== Given material ==
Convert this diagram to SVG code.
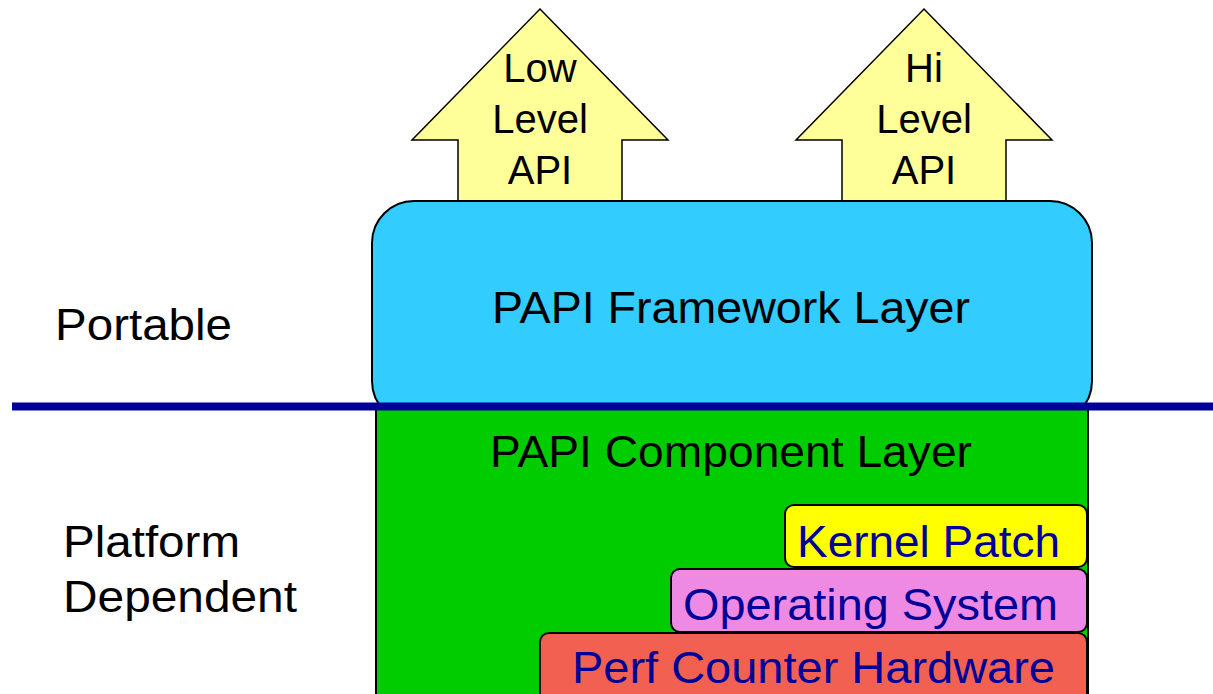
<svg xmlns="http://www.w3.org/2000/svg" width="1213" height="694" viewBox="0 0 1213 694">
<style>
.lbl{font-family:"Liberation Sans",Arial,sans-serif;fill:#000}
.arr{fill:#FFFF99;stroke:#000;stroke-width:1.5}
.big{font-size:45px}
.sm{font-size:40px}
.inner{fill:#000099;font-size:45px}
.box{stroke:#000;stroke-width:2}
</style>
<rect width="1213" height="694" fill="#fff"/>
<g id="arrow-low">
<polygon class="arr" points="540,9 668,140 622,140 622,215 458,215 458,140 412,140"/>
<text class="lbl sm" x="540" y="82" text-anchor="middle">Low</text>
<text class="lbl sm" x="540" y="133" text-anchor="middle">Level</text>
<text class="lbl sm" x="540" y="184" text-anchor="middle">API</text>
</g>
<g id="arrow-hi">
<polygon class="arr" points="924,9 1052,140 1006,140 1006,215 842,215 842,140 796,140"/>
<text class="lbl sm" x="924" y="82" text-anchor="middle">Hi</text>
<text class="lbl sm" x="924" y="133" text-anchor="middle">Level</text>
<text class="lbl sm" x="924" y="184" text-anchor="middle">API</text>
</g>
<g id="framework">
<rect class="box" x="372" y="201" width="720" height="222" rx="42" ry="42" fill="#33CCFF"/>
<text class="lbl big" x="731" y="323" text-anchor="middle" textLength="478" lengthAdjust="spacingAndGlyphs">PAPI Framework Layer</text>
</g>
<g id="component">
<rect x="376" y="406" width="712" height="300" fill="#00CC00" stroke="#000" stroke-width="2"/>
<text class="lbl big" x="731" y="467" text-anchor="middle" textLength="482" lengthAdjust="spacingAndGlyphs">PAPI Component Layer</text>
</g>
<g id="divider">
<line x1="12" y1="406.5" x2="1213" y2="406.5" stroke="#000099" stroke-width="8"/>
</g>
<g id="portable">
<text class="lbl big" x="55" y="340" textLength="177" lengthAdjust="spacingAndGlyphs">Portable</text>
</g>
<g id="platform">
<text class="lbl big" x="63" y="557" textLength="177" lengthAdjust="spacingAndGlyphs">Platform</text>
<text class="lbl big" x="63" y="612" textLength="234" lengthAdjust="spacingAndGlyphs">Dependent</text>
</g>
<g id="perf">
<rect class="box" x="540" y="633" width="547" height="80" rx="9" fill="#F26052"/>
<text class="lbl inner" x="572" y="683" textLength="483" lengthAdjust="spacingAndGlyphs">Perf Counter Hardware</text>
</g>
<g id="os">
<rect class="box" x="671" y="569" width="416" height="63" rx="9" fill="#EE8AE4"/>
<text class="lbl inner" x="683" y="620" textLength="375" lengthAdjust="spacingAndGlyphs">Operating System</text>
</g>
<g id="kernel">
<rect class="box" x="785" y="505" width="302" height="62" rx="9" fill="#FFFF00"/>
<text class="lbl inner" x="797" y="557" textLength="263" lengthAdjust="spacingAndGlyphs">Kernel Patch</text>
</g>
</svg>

== Problem requirements ==
Skip every picture and transcribe the data above exactly.

== Problem solution ==
Convert this diagram to SVG code.
<svg xmlns="http://www.w3.org/2000/svg" width="1213" height="694" viewBox="0 0 1213 694">
<style>
.lbl{font-family:"Liberation Sans",Arial,sans-serif;fill:#000}
.arr{fill:#FFFF99;stroke:#000;stroke-width:1.5}
.big{font-size:45px}
.sm{font-size:40px}
.inner{fill:#000099;font-size:45px}
.box{stroke:#000;stroke-width:2}
</style>
<rect width="1213" height="694" fill="#fff"/>
<g id="arrow-low">
<polygon class="arr" points="540,9 668,140 622,140 622,215 458,215 458,140 412,140"/>
<text class="lbl sm" x="540" y="82" text-anchor="middle">Low</text>
<text class="lbl sm" x="540" y="133" text-anchor="middle">Level</text>
<text class="lbl sm" x="540" y="184" text-anchor="middle">API</text>
</g>
<g id="arrow-hi">
<polygon class="arr" points="924,9 1052,140 1006,140 1006,215 842,215 842,140 796,140"/>
<text class="lbl sm" x="924" y="82" text-anchor="middle">Hi</text>
<text class="lbl sm" x="924" y="133" text-anchor="middle">Level</text>
<text class="lbl sm" x="924" y="184" text-anchor="middle">API</text>
</g>
<g id="framework">
<rect class="box" x="372" y="201" width="720" height="222" rx="42" ry="42" fill="#33CCFF"/>
<text class="lbl big" x="731" y="323" text-anchor="middle" textLength="478" lengthAdjust="spacingAndGlyphs">PAPI Framework Layer</text>
</g>
<g id="component">
<rect x="376" y="406" width="712" height="300" fill="#00CC00" stroke="#000" stroke-width="2"/>
<text class="lbl big" x="731" y="467" text-anchor="middle" textLength="482" lengthAdjust="spacingAndGlyphs">PAPI Component Layer</text>
</g>
<g id="divider">
<line x1="12" y1="406.5" x2="1213" y2="406.5" stroke="#000099" stroke-width="8"/>
</g>
<g id="portable">
<text class="lbl big" x="55" y="340" textLength="177" lengthAdjust="spacingAndGlyphs">Portable</text>
</g>
<g id="platform">
<text class="lbl big" x="63" y="557" textLength="177" lengthAdjust="spacingAndGlyphs">Platform</text>
<text class="lbl big" x="63" y="612" textLength="234" lengthAdjust="spacingAndGlyphs">Dependent</text>
</g>
<g id="perf">
<rect class="box" x="540" y="633" width="547" height="80" rx="9" fill="#F26052"/>
<text class="lbl inner" x="572" y="683" textLength="483" lengthAdjust="spacingAndGlyphs">Perf Counter Hardware</text>
</g>
<g id="os">
<rect class="box" x="671" y="569" width="416" height="63" rx="9" fill="#EE8AE4"/>
<text class="lbl inner" x="683" y="620" textLength="375" lengthAdjust="spacingAndGlyphs">Operating System</text>
</g>
<g id="kernel">
<rect class="box" x="785" y="505" width="302" height="62" rx="9" fill="#FFFF00"/>
<text class="lbl inner" x="797" y="557" textLength="263" lengthAdjust="spacingAndGlyphs">Kernel Patch</text>
</g>
</svg>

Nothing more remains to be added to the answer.